Exercise aim:
Beginning with the first line, set down every line through the one containing "0.349, 0.31, 0.30];", exactly as it appears, but not the pictures.

Supplied data:
<<<<
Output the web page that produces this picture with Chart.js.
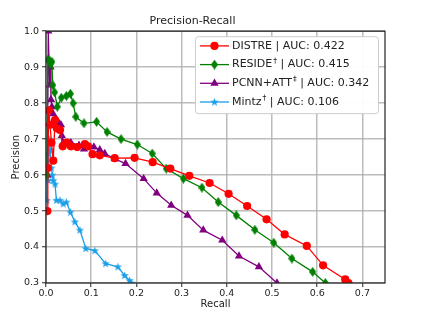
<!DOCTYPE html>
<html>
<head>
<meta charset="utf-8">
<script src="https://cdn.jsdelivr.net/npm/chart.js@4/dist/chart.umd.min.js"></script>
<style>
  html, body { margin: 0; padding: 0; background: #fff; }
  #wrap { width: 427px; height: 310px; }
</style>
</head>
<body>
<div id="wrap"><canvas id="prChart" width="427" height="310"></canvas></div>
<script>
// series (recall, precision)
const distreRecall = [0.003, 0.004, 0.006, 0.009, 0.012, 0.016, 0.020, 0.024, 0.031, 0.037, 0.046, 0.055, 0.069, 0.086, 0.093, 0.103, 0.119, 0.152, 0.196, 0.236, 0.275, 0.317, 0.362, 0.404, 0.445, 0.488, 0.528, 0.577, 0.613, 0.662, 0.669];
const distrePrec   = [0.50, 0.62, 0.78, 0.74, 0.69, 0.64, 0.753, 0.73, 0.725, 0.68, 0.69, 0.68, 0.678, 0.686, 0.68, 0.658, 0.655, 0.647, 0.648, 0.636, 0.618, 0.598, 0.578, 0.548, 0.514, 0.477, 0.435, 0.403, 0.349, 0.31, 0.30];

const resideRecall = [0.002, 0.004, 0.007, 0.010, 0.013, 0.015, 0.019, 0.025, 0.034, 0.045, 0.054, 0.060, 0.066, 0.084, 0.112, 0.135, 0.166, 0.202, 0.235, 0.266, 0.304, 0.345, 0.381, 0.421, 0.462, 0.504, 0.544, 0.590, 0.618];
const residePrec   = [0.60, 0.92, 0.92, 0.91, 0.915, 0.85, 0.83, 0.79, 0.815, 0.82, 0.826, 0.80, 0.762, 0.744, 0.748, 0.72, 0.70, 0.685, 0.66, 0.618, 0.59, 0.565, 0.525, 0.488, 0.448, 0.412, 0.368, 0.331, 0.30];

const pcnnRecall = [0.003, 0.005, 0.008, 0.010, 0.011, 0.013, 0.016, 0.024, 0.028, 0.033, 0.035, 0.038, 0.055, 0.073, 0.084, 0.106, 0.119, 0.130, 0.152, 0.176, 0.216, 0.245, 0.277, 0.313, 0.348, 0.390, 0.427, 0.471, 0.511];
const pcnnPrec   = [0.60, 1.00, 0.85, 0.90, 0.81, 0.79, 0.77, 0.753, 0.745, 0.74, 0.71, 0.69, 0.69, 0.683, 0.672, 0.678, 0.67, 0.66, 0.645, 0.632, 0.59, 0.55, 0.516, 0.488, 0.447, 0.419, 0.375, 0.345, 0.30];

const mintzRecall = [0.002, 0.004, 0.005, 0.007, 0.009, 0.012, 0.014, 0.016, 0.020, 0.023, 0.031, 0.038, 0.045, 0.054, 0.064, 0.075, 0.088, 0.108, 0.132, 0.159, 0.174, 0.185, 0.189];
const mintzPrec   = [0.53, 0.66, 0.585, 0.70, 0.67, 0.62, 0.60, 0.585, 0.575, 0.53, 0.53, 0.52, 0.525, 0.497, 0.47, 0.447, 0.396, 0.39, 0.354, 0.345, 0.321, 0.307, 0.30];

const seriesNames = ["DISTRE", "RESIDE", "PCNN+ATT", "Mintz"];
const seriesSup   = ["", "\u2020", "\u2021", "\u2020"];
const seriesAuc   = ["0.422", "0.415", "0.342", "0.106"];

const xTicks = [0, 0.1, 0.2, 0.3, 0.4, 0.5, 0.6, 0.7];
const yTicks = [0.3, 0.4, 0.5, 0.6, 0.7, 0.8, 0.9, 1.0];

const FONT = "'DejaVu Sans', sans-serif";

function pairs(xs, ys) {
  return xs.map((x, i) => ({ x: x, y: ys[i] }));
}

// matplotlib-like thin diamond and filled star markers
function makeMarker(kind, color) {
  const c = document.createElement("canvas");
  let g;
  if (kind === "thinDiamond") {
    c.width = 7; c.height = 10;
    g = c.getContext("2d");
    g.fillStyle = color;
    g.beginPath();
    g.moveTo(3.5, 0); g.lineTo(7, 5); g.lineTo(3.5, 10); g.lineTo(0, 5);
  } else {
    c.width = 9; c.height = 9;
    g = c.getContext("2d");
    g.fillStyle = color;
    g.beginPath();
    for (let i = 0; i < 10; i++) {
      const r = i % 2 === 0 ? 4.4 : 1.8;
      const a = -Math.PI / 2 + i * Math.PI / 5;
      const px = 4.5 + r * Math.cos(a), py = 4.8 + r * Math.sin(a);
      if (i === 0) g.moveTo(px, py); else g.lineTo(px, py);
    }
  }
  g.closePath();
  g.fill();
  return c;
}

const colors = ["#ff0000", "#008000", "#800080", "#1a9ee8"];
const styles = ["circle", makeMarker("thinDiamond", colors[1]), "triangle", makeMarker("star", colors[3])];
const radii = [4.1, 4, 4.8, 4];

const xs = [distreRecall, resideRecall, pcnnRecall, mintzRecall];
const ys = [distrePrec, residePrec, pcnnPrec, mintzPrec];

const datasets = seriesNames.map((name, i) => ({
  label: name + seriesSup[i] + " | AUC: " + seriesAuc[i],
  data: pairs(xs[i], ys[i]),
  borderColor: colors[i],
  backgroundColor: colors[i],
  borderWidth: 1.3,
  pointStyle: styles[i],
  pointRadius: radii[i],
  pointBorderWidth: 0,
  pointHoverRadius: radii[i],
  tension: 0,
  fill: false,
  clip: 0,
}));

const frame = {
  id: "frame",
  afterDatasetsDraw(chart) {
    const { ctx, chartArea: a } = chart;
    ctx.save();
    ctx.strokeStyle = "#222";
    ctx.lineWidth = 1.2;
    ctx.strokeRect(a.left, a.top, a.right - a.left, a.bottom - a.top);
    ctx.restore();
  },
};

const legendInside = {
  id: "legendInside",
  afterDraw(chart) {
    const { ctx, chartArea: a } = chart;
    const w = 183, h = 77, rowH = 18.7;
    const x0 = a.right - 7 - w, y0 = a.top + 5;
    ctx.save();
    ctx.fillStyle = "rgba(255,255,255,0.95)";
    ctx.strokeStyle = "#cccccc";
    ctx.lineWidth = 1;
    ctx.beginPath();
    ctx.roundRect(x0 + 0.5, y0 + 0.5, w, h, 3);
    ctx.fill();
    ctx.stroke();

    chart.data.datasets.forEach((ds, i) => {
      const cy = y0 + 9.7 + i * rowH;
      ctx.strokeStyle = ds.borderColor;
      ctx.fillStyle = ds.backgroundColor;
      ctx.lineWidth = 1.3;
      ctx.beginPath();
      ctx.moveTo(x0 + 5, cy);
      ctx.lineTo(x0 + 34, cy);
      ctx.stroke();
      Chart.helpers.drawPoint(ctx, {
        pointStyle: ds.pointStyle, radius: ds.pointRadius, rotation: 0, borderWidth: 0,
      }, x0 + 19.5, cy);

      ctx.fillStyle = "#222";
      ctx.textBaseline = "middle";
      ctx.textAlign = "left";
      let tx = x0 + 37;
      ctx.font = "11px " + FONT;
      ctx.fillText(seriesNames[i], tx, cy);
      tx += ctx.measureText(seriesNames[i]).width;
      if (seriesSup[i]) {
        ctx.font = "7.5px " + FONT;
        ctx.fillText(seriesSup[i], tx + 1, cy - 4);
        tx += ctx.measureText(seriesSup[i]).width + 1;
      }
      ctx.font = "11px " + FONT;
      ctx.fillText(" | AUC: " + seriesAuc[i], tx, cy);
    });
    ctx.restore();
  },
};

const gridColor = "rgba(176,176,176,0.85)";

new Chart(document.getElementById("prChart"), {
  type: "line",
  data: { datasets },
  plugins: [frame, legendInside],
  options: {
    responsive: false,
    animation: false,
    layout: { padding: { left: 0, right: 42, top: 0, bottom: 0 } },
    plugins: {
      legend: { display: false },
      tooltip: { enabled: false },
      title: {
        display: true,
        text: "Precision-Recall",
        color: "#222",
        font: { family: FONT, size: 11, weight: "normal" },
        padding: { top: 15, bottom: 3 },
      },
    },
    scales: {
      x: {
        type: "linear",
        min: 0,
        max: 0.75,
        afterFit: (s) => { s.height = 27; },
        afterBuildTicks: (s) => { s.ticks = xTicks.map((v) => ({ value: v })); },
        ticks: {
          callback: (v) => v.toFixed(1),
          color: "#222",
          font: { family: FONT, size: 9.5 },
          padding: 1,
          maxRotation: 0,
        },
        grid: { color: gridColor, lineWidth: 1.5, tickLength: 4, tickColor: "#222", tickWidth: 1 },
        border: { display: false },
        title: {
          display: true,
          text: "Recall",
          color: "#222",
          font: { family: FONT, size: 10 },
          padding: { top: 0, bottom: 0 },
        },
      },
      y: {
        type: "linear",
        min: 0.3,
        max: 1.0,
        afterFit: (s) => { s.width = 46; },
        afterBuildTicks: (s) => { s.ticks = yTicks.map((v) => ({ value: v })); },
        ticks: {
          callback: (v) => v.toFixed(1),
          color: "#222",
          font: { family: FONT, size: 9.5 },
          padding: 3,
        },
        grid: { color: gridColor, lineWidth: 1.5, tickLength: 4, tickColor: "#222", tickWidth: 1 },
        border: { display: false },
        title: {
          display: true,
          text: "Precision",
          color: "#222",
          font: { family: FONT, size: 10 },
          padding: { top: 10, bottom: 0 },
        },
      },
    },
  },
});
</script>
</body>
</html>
>>>>
Answer to the task:
Output the web page that produces this picture with Chart.js.
<!DOCTYPE html>
<html>
<head>
<meta charset="utf-8">
<script src="https://cdn.jsdelivr.net/npm/chart.js@4/dist/chart.umd.min.js"></script>
<style>
  html, body { margin: 0; padding: 0; background: #fff; }
  #wrap { width: 427px; height: 310px; }
</style>
</head>
<body>
<div id="wrap"><canvas id="prChart" width="427" height="310"></canvas></div>
<script>
// series (recall, precision)
const distreRecall = [0.003, 0.004, 0.006, 0.009, 0.012, 0.016, 0.020, 0.024, 0.031, 0.037, 0.046, 0.055, 0.069, 0.086, 0.093, 0.103, 0.119, 0.152, 0.196, 0.236, 0.275, 0.317, 0.362, 0.404, 0.445, 0.488, 0.528, 0.577, 0.613, 0.662, 0.669];
const distrePrec   = [0.50, 0.62, 0.78, 0.74, 0.69, 0.64, 0.753, 0.73, 0.725, 0.68, 0.69, 0.68, 0.678, 0.686, 0.68, 0.658, 0.655, 0.647, 0.648, 0.636, 0.618, 0.598, 0.578, 0.548, 0.514, 0.477, 0.435, 0.403, 0.349, 0.31, 0.30];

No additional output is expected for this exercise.